NASA’s Opportunity Rover Creates Off-Earth Roving Distance Record of 25 miles

NASA's Opportunity Mars rover has travelled a distance of 25 miles on the red planet. NASA announced that the rover that landed on Mars in 2004 now holds the off-Earth roving distance record.

Mars Exploration Rover Project Manager John Callas, of NASA's Jet Propulsion Laboratory (JPL) in Pasadena, California, stated that no other wheeled vehicle than Opportunity has driven this far. It is an important achievement of Opportunity as it was not meant for distance and was intended to drive around 1 km.

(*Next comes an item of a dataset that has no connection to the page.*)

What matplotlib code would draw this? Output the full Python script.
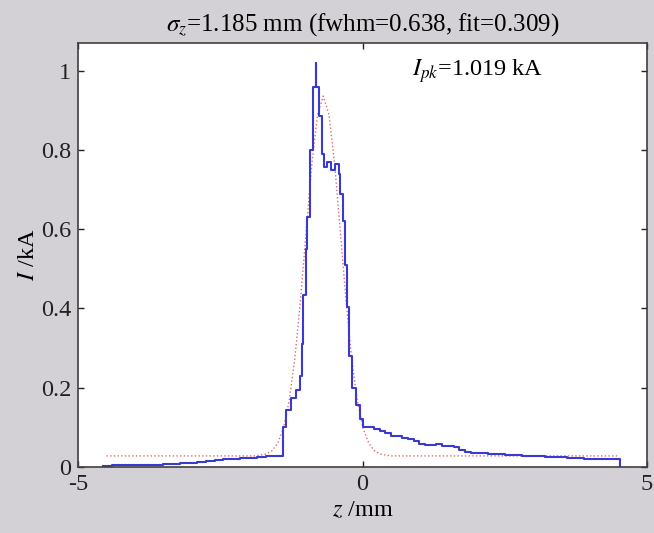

"But what really important is not how many miles the rover has racked up, but how much exploration and discovery we have accomplished over that distance", affirmed Callas. In 2011, the rover had travelled more than 20 miles and by July 27, its total mileage was at 25.01 miles.

As per experts, it would be great if the rover continues to travel at the same pace. By going at this speed, Opportunity rover will approach the next major investigation site dubbed 'Marathon Valley'. The spacecraft orbiting Mars has given a hint of presence of many clay minerals at the valley site.

Previous record is with the Russian Lunokhod 2 rover. It landed on earth's moon on January 15, 1973. On the basis of calculations made from NASA's Lunar Reconnaissance Orbiter (LRO) cameras, it has been found that Lunokhod 2 rover has travelled around 24.2 miles in less than five months.

Though it is a big achievement by Opportunity, its glamour was stolen by NASA's most recent Mars rover, Curiosity, which was launched in August 2012.